### Data ###

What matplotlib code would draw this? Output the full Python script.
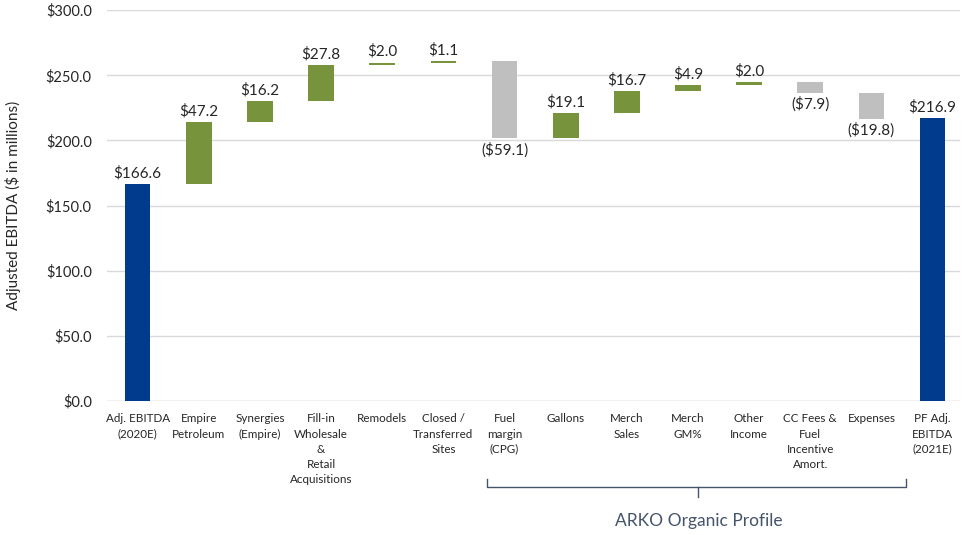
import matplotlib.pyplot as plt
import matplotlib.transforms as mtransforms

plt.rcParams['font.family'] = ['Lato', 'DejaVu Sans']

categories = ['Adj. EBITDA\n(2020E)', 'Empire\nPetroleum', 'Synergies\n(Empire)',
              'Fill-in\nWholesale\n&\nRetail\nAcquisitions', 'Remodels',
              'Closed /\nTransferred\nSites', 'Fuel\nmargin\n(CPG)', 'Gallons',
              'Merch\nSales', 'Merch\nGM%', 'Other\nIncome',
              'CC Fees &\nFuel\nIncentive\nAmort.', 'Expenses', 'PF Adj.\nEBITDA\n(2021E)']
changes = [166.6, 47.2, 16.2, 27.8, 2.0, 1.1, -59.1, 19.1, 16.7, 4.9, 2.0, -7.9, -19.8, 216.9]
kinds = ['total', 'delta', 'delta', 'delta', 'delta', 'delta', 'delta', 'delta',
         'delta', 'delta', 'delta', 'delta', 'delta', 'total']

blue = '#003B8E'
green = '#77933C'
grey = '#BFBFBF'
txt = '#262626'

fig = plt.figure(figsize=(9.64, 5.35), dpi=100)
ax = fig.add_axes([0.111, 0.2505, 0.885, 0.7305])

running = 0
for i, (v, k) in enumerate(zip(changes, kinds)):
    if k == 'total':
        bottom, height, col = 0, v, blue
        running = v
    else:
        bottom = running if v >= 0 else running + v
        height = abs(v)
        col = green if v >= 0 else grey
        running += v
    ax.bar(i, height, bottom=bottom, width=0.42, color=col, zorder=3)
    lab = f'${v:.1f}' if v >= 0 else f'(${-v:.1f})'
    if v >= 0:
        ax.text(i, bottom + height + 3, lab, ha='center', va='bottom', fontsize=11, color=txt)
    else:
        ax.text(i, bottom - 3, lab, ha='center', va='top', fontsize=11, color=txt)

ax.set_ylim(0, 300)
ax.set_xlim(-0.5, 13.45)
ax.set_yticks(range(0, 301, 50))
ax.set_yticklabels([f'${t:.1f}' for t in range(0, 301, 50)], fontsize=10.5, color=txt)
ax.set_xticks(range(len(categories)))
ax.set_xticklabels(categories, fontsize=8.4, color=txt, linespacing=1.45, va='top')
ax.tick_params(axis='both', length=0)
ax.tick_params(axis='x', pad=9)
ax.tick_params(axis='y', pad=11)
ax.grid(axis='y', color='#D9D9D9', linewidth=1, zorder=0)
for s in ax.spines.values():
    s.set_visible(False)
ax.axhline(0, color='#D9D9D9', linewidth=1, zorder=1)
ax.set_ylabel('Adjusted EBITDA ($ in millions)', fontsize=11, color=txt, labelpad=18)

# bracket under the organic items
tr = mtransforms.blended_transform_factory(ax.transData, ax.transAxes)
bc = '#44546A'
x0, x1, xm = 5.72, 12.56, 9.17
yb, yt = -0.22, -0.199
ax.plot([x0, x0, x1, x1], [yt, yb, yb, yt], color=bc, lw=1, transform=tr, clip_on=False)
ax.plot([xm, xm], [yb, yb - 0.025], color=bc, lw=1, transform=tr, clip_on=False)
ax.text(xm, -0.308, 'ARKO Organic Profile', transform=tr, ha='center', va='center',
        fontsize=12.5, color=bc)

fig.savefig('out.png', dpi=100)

###

Give only the count of lines in the data that include the string "matplotlib".

3